I was walking along a familiar and crowded route recently when I fell. I can’t tell you why I thought there was one more step though I could easily blame it on my glasses. I usually wear contacts but opted for my trifocals instead. I was not listening to music, gazing at a smartphone screen or talking to the person I was with. I was just walking.

And then I wasn’t.  I was on the ground.

Two people rushed immediately to my aid and helped me get back on my feet. I assured them I was fine. I could feel my knee begin to swell and my arm and hand throb a bit, but no skin or bones had been broken. No clothing ripped.

I looked at the people I had fallen down next to; they were totally focused on their smartphone screens. They did not look up as I fell, after I fell, or when I was helped back up. (And in case you are wondering – these folks did not appear to me to be in their 20’s. )

One study reports that the average person checks their device an average of 85 times a day, spending a total of five hours surfing the internet and using APPs.  That is almost a third of the time a person spends awake! Another study found that people were on their phone are almost twice as much as they thought they were! And a third study reports that people check their phones every 6 1/2 minutes – which roughly translates into 150 times a day!

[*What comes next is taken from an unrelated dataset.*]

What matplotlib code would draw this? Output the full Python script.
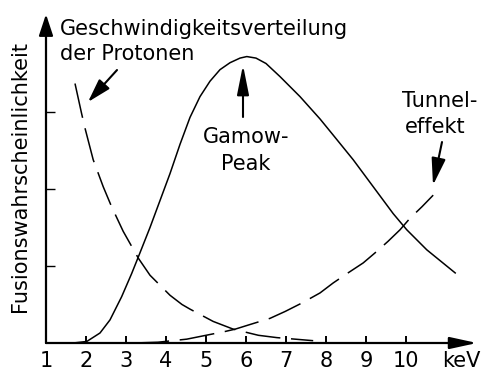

It may be that NOT looking at the smartphone screen actually can create feelings of anxiety. If we are stressed out both because of technology and because we are not plugged in to technology, we are caught in a no-win situation. With the distraction of having the constant connection to social media, email, texts, and news, people can gain a short term comfort. No need to feel anxious because you are never really alone — unless there is anxiety due to the fear of missing out on something that might be going on without you.

Are you afraid to leave the house without your phone? There is a term for this: nomophobia! It means no mobile phone phobia.  For hundreds of years we have managed to connect with others face-to-face.  Now we seem unable to enjoy life in the moment without sharing with others that we are enjoying life in the moment.

Isn’t that what the practice of mindfulness is all about? It is the habit of paying attention  in a focused way. With purpose, you are in the moment. When you are doing something you are focused on doing that one thing.

So if you are sitting and someone falls near you, you can notice and help them up.

Or maybe next time I’ll aim to fall ON them instead!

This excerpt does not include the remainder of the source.